-------- INPUT FOR THIS TASK

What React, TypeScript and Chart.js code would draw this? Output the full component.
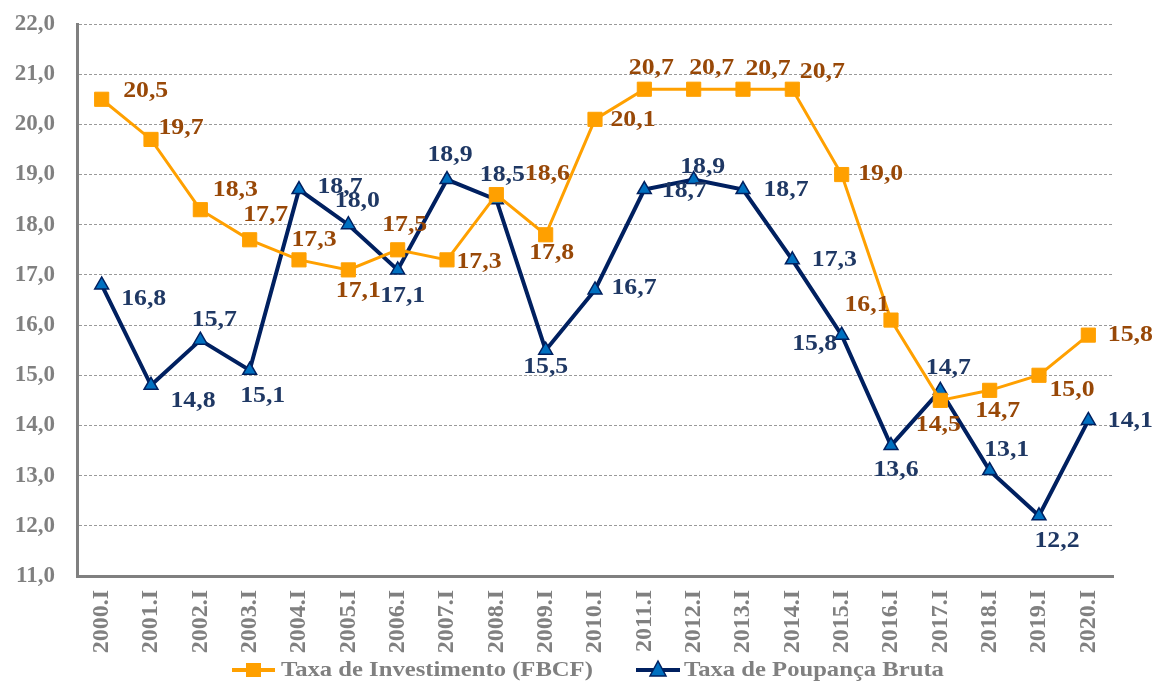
import React, { useEffect, useRef } from "react";
import { Chart, registerables } from "chart.js";

Chart.register(...registerables);

const categories = ["2000.I","2001.I","2002.I","2003.I","2004.I","2005.I","2006.I","2007.I","2008.I","2009.I","2010.I","2011.I","2012.I","2013.I","2014.I","2015.I","2016.I","2017.I","2018.I","2019.I","2020.I"];
const investimento = [20.5,19.7,18.3,17.7,17.3,17.1,17.5,17.3,18.6,17.8,20.1,20.7,20.7,20.7,20.7,19.0,16.1,14.5,14.7,15.0,15.8];
const poupanca = [16.8,14.8,15.7,15.1,18.7,18.0,17.1,18.9,18.5,15.5,16.7,18.7,18.9,18.7,17.3,15.8,13.6,14.7,13.1,12.2,14.1];
const seriesNames = ["Taxa de Investimento (FBCF)", "Taxa de Poupança Bruta"];
const yMin = 11;
const yMax = 22;

// label offsets (dx, dy) from each point, in pixels
const invLabelOffsets: [number, number][] = [[44,-8],[30,-11],[35,-20],[16,-25],[15,-20],[10,21],[7,-25],[32,2],[51,-21],[6,18],[38,1],[7,-21],[18,-21],[25,-20],[30,-17],[39,0],[-24,-15],[-2,25],[8,21],[33,15],[42,0]];
const poupLabelOffsets: [number, number][] = [[42,14],[42,16],[14,-20],[13,26],[41,-3],[9,-24],[5,26],[3,-25],[6,-25],[0,17],[39,-2],[40,1],[9,-13],[43,0],[42,0],[-27,9],[5,25],[8,-22],[17,-21],[18,25],[42,1]];

const ORANGE = "#FFA000";
const NAVY = "#002060";
const TRI_FILL = "#0070C0";
const ORANGE_TXT = "#984807";
const NAVY_TXT = "#1F3864";
const GRAY = "#808080";
const FONT = "'Liberation Serif', 'Times New Roman', serif";
const STRETCH = 1.12;

const fmt = (v: number) => v.toFixed(1).replace(".", ",");

function stretchedText(ctx: any, text: string, x: number, y: number) {
  ctx.save();
  ctx.translate(x, y);
  ctx.scale(STRETCH, 1);
  ctx.fillText(text, 0, 0);
  ctx.restore();
}

const labelsPlugin = {
  id: "valueLabels",
  afterDatasetsDraw(chart: any) {
    const ctx = chart.ctx;
    ctx.save();
    ctx.font = `bold 23px ${FONT}`;
    ctx.textAlign = "center";
    ctx.textBaseline = "middle";
    const configs = [
      { idx: 0, color: ORANGE_TXT, offs: invLabelOffsets },
      { idx: 1, color: NAVY_TXT, offs: poupLabelOffsets },
    ];
    for (const c of configs) {
      const meta = chart.getDatasetMeta(c.idx);
      const data = chart.data.datasets[c.idx].data as number[];
      ctx.fillStyle = c.color;
      meta.data.forEach((pt: any, i: number) => {
        const [dx, dy] = c.offs[i];
        stretchedText(ctx, fmt(data[i]), pt.x + dx, pt.y + dy);
      });
    }
    ctx.restore();
  },
};

const legendPlugin = {
  id: "customLegend",
  afterDraw(chart: any) {
    const ctx = chart.ctx;
    const y = 670;
    ctx.save();
    ctx.strokeStyle = ORANGE;
    ctx.lineWidth = 4;
    ctx.beginPath();
    ctx.moveTo(232, y);
    ctx.lineTo(275, y);
    ctx.stroke();
    ctx.fillStyle = ORANGE;
    ctx.fillRect(246, y - 7, 15, 14);
    ctx.strokeStyle = NAVY;
    ctx.beginPath();
    ctx.moveTo(636, y);
    ctx.lineTo(680, y);
    ctx.stroke();
    ctx.fillStyle = TRI_FILL;
    ctx.strokeStyle = NAVY;
    ctx.lineWidth = 1.5;
    ctx.beginPath();
    ctx.moveTo(658, y - 9);
    ctx.lineTo(666, y + 6);
    ctx.lineTo(650, y + 6);
    ctx.closePath();
    ctx.fill();
    ctx.stroke();
    ctx.font = `bold 22px ${FONT}`;
    ctx.fillStyle = GRAY;
    ctx.textAlign = "left";
    ctx.textBaseline = "middle";
    stretchedText(ctx, seriesNames[0], 281, y);
    stretchedText(ctx, seriesNames[1], 684, y);
    ctx.restore();
  },
};

export default function App() {
  const ref = useRef<HTMLCanvasElement | null>(null);
  useEffect(() => {
    if (!ref.current) return;
    const chart = new Chart(ref.current, {
      type: "line",
      data: {
        labels: categories,
        datasets: [
          {
            label: seriesNames[0],
            data: investimento,
            borderColor: ORANGE,
            backgroundColor: ORANGE,
            borderWidth: 3,
            pointStyle: "rect",
            pointRadius: 10,
            pointBackgroundColor: ORANGE,
            pointBorderColor: ORANGE,
            pointBorderWidth: 1,
            tension: 0,
          },
          {
            label: seriesNames[1],
            data: poupanca,
            borderColor: NAVY,
            backgroundColor: TRI_FILL,
            borderWidth: 4,
            pointStyle: "triangle",
            pointRadius: 8,
            pointBackgroundColor: TRI_FILL,
            pointBorderColor: NAVY,
            pointBorderWidth: 1.5,
            tension: 0,
          },
        ],
      },
      options: {
        animation: false,
        responsive: true,
        maintainAspectRatio: false,
        layout: { padding: { top: 24, right: 40, bottom: 27, left: 0 } },
        plugins: {
          legend: { display: false },
          tooltip: { enabled: false },
        },
        scales: {
          x: {
            offset: true,
            grid: { display: false, drawTicks: false },
            border: { display: true, color: GRAY, width: 3 },
            ticks: {
              color: GRAY,
              font: { family: FONT, weight: "bold", size: 24 },
              maxRotation: 90,
              minRotation: 90,
              padding: 14,
              autoSkip: false,
            },
            afterFit(scale: any) {
              scale.height = 80;
            },
          },
          y: {
            min: yMin,
            max: yMax,
            grid: {
              color: "#9a9a9a",
              lineWidth: 1,
              drawTicks: false,
            },
            border: { display: true, color: GRAY, width: 3, dash: [3, 2] },
            ticks: {
              stepSize: 1,
              color: GRAY,
              font: { family: FONT, weight: "bold", size: 23 },
              padding: 22,
              callback: (v: any) => fmt(Number(v)),
            },
            afterFit(scale: any) {
              scale.width = 77;
              scale.paddingTop = 0;
            },
          },
        },
      },
      plugins: [labelsPlugin, legendPlugin],
    } as any);
    return () => chart.destroy();
  }, []);
  return (
    <div style={{ position: "absolute", left: 0, top: 0, width: 1153, height: 683, background: "#fff" }}>
      <canvas ref={ref} />
    </div>
  );
}
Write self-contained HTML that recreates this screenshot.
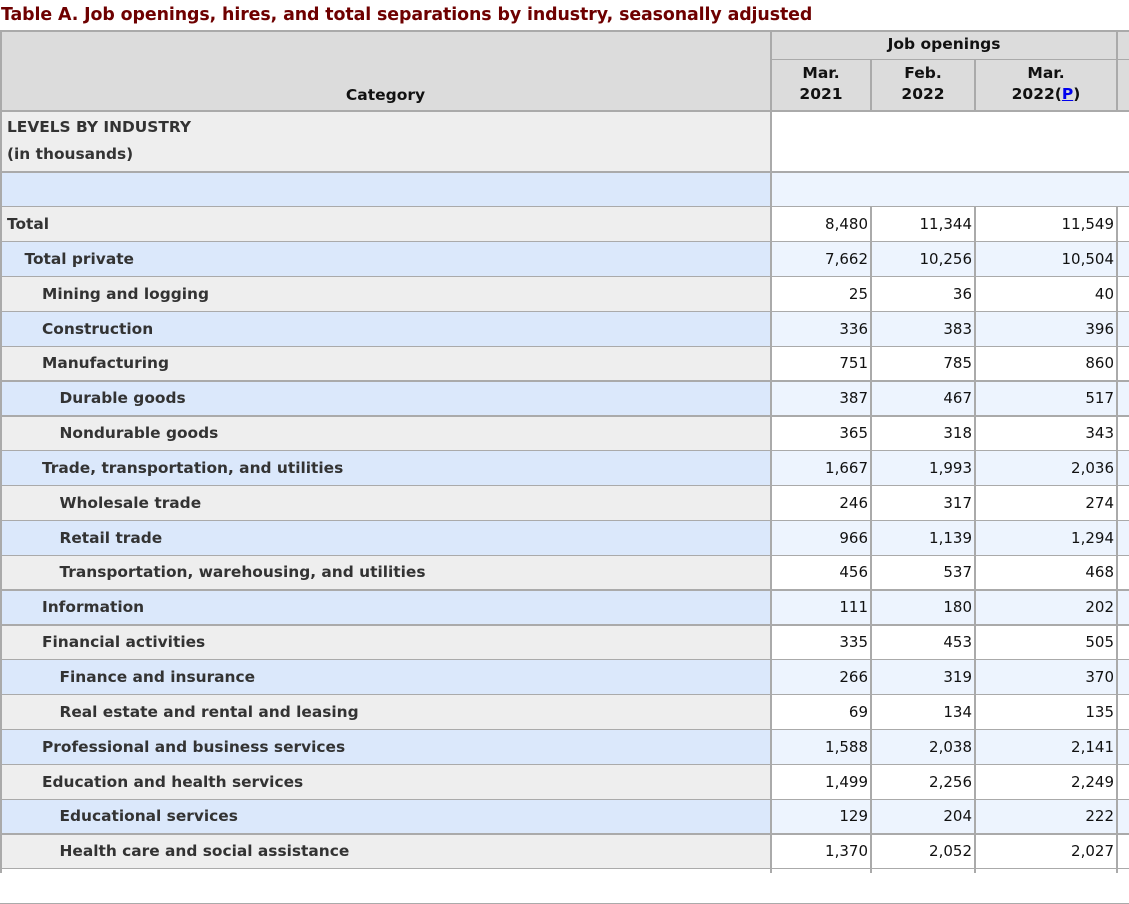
<!DOCTYPE html>
<html><head><meta charset="utf-8"><style>
body{margin:0;width:1129px;height:873px;overflow:hidden;background:#fff;font-family:"DejaVu Sans","Liberation Sans",sans-serif;position:relative}
.a{position:absolute;box-sizing:border-box}
.t{left:1px;top:5px;font-weight:bold;font-size:17.4px;color:#6e0000;white-space:nowrap;letter-spacing:-0.1px}
.h{background:#dcdcdc;font-weight:bold;font-size:15.5px;color:#111;text-align:center;line-height:21px}
.lbl{font-weight:bold;font-size:15.4px;color:#333;white-space:nowrap;display:flex;align-items:center}
.num{font-size:15px;color:#111;text-align:right;display:flex;align-items:center;justify-content:flex-end;padding-right:3px}
.vl{background:#aaa;width:2px}
.hl{background:#aaa;left:0;width:1129px}
a{color:#0000ee}
</style></head><body>
<div class="a t">Table A. Job openings, hires, and total separations by industry, seasonally adjusted</div>
<div id="g"></div>
<script>
var g=document.getElementById('g'),h='';
function d(c,x,y,w,ht,txt,st){h+='<div class="a '+c+'" style="left:'+x+'px;top:'+y+'px;width:'+w+'px;height:'+ht+'px;'+(st||'')+'">'+(txt||'')+'</div>';}
d('h',0,30,1129,81,'');
d('h',771,31,346,26,'Job openings','line-height:26px');
d('h',0,85,771,24,'Category');
d('h',771,63,100,48,'Mar.<br>2021');
d('h',871,63,104,48,'Feb.<br>2022');
d('h',975,63,142,48,'Mar.<br>2022(<a href="#" style="color:#0000ee">P</a>)');
d('',0,111,771,61,'','background:#eee');
d('lbl',7,113,760,55,'LEVELS BY INDUSTRY<br>(in thousands)','display:block;line-height:27px;padding-top:1px');
d('',0,172,771,35,'','background:#dbe8fb');
d('',771,172,358,35,'','background:#edf4fe');
var rows=[['Total',0,'8,480','11,344','11,549'],['Total private',1,'7,662','10,256','10,504'],['Mining and logging',2,'25','36','40'],['Construction',2,'336','383','396'],['Manufacturing',2,'751','785','860'],['Durable goods',3,'387','467','517'],['Nondurable goods',3,'365','318','343'],['Trade, transportation, and utilities',2,'1,667','1,993','2,036'],['Wholesale trade',3,'246','317','274'],['Retail trade',3,'966','1,139','1,294'],['Transportation, warehousing, and utilities',3,'456','537','468'],['Information',2,'111','180','202'],['Financial activities',2,'335','453','505'],['Finance and insurance',3,'266','319','370'],['Real estate and rental and leasing',3,'69','134','135'],['Professional and business services',2,'1,588','2,038','2,141'],['Education and health services',2,'1,499','2,256','2,249'],['Educational services',3,'129','204','222'],['Health care and social assistance',3,'1,370','2,052','2,027']];
var L=[206,241,276,311,346,380,415,450,485,520,555,589,624,659,694,729,764,799,833,868,903];
var thick={380:1,415:1,589:1,624:1,833:1,110:1,171:1,30:1};
for(var i=0;i<rows.length;i++){var r=rows[i],y=L[i],y2=L[i+1],odd=i%2==1;
d('',0,y,771,y2-y,'','background:'+(odd?'#dbe8fb':'#eee'));
d('',771,y,358,y2-y,'','background:'+(odd?'#edf4fe':'#fff'));
d('lbl',7+r[1]*17.5,y,760,y2-y,r[0]);
d('num',771,y,100,y2-y,r[2]);d('num',871,y,104,y2-y,r[3]);d('num',975,y,142,y2-y,r[4]);}
var hl=[30,110,171].concat(L);
hl.forEach(function(y){d('hl',0,y,0,thick[y]?2:1,'','width:1129px')});
d('hl',771,59,358,1,'','width:358px');
d('vl',0,30,2,843);d('vl',770,30,2,843);
d('vl',870,59,2,52);d('vl',974,59,2,52);d('vl',1116,30,2,81);
d('vl',870,206,2,667);d('vl',974,206,2,667);d('vl',1116,206,2,667);
g.innerHTML=h;
</script>
</body></html>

----------------

Everything from the first line to the line with "Chart.register(...registerables);" must be repeated exactly, and nothing else. Leave the pictures out.

What React, TypeScript and Chart.js code would draw this? Output the full component.
import React, { useEffect, useRef } from "react";
import { Chart, registerables } from "chart.js";

Chart.register(...registerables);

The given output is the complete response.